Renverse du souffle, Atemwende, désigne le moment précis où s’inverse le souffle de la respiration, là où il s’arrête en quelque sorte. Dans le mouvement de la vie qui nous propulse au-dehors - expiration - et que nous ravalons sans cesse - inspiration -, une volonté s’efforce de perpétuer le souffle. Elle gît dans l’entre-deux, et la régularité de la renverse, sa mesure ou ses cassures de rythme, ses malaises, manifestent peut-être mieux l’existence particulière que le souffle qui jaillit en mots. Le chant serait l’émergence de cette existence dans l’espace que nous habitons tous « sous les bourrasques de métaphores ». Un chant ici dissonant, disharmonique, vacarme. Même écrit dans une langue nouvelle qui en soi l’invente, ce tournant (atem) du souffle (wende), sitôt qu’il est dit, se heurte à la densité d’un symbole, l’histoire du chant juif auquel est inévitablement lié le poète d’origine juive allemande. « Plus d’art de sable, plus de livre de sable, plus de maître. / Rien d’acquis aux dés. Combien / de muets ? / Dix-et-sept. // Ta question - ta réponse. / Ton chant, qu’est-ce qu’il sait ? // Dans la neige enfoui / Eig-en-oui, / È-e-i. »

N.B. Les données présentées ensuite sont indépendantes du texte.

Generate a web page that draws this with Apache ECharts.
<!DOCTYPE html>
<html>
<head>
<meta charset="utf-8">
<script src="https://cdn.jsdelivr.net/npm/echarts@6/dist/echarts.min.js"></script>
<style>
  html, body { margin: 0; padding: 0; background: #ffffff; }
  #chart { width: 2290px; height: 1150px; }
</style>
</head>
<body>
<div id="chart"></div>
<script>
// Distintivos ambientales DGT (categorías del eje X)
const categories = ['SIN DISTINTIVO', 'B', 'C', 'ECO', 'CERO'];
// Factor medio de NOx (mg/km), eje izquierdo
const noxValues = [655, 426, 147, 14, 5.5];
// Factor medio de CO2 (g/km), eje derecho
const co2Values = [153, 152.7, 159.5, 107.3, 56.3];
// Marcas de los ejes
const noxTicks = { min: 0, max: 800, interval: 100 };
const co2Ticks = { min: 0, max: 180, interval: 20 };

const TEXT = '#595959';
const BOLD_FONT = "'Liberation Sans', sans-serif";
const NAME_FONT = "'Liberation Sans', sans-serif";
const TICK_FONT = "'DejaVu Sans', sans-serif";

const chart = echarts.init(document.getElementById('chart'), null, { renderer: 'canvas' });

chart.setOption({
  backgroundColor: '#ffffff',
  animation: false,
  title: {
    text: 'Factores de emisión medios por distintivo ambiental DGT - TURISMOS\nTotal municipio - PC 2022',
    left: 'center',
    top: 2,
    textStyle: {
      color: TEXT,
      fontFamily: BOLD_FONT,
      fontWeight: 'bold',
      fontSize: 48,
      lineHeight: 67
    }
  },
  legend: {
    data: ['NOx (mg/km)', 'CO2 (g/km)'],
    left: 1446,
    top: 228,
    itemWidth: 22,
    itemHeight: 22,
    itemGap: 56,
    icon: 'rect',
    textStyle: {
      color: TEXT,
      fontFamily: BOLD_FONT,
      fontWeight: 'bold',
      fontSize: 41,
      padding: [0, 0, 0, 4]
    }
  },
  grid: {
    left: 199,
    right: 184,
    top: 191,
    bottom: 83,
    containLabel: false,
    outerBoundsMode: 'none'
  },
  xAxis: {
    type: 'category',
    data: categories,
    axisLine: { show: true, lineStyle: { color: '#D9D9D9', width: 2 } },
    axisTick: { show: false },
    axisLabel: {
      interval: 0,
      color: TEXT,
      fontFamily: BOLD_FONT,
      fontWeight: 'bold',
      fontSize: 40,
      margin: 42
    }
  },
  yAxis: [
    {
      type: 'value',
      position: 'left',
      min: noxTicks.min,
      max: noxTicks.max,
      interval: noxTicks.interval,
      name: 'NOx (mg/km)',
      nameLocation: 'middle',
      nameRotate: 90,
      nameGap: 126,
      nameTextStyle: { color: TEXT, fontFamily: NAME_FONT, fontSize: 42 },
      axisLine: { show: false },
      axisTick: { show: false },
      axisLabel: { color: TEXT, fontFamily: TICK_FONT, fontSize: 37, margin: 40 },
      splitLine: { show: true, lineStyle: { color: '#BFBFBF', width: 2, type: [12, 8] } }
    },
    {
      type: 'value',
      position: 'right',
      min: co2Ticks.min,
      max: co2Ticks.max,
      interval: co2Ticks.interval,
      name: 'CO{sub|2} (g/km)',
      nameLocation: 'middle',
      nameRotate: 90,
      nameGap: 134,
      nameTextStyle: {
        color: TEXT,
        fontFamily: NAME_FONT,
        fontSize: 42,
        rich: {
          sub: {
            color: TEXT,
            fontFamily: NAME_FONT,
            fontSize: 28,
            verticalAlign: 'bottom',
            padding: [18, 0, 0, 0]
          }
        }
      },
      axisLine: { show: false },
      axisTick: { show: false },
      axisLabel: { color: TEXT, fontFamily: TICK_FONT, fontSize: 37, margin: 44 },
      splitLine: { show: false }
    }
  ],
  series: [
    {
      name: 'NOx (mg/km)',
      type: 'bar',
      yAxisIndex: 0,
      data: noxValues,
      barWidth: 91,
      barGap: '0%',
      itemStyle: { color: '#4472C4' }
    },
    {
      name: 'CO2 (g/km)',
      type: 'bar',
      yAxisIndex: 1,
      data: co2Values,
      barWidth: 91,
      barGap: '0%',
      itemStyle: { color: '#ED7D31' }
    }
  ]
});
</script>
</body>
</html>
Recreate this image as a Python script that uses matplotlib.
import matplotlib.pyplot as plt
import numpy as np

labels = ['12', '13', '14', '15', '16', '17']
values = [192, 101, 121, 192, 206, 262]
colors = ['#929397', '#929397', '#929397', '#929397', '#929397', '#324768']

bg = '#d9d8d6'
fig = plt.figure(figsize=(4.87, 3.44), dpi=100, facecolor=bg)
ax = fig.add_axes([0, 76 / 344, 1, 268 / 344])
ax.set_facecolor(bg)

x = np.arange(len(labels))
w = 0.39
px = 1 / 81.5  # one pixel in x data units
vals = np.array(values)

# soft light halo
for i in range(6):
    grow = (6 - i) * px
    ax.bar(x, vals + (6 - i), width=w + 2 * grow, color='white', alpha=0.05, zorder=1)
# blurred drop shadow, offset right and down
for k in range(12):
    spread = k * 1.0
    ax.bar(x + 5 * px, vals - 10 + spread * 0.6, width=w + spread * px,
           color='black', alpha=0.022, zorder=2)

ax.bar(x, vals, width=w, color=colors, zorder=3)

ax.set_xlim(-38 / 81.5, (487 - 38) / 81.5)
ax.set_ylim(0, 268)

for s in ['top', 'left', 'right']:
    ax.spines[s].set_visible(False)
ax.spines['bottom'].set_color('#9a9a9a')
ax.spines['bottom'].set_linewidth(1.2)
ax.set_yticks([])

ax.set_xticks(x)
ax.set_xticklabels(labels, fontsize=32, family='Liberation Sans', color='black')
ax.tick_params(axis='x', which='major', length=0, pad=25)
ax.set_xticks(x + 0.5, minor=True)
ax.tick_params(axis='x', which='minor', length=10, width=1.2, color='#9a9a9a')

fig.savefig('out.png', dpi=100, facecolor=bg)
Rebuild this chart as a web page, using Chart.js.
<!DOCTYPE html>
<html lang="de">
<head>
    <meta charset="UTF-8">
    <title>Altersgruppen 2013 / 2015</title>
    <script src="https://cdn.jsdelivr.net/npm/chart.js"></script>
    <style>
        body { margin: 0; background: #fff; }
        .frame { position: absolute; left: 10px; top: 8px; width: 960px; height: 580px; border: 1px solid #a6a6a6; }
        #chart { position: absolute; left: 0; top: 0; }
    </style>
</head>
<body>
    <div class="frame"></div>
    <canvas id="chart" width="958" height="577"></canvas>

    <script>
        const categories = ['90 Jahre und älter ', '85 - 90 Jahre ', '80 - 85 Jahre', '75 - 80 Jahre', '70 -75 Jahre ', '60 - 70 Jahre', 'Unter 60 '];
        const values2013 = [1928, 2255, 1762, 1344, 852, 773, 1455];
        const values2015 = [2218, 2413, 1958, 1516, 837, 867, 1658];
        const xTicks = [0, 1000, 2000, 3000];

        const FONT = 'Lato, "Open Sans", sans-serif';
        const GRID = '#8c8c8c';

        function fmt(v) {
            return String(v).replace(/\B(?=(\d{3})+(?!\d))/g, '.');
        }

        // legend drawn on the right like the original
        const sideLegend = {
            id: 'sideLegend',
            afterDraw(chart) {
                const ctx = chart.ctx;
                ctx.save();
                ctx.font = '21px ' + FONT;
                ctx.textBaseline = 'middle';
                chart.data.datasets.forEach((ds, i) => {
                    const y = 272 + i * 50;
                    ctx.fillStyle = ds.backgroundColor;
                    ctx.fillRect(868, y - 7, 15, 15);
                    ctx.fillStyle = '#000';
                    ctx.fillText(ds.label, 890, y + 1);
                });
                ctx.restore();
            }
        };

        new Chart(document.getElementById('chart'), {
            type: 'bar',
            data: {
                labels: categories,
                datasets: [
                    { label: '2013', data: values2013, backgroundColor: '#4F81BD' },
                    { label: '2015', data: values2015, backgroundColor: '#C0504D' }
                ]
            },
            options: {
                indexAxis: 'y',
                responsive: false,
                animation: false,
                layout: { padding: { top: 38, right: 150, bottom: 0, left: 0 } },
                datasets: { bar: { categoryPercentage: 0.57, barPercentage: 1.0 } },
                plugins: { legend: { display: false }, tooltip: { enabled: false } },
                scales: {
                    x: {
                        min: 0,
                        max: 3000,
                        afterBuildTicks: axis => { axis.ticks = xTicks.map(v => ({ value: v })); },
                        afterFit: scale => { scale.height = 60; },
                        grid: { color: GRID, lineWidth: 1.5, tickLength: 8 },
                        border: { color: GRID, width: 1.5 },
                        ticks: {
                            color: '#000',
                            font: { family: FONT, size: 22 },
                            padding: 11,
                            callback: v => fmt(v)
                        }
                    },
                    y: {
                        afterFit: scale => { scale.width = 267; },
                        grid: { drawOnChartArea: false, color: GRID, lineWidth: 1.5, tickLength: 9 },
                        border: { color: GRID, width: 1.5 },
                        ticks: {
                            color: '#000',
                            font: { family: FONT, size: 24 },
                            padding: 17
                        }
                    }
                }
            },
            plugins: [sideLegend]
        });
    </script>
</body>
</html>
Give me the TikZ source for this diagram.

On sait que les poèmes du recueil Atemwende ont été écrits durant les deux années qui ont suivi le premier internement psychiatrique de Paul Celan, entre 1963 et 1965. Le fait qu’ils n’aient été traduits entièrement que cette année et tous s’accordent sur la valeur du poète démontre la difficulté que posait l’interprétation de cette quête tragique de l’avant-signe.
Cette poésie néanmoins nous parle, te parle, « un cerveau neuf fleurit pour toi ». Parce qu’il n’y a pas de chant sans espoir d’un lendemain autre.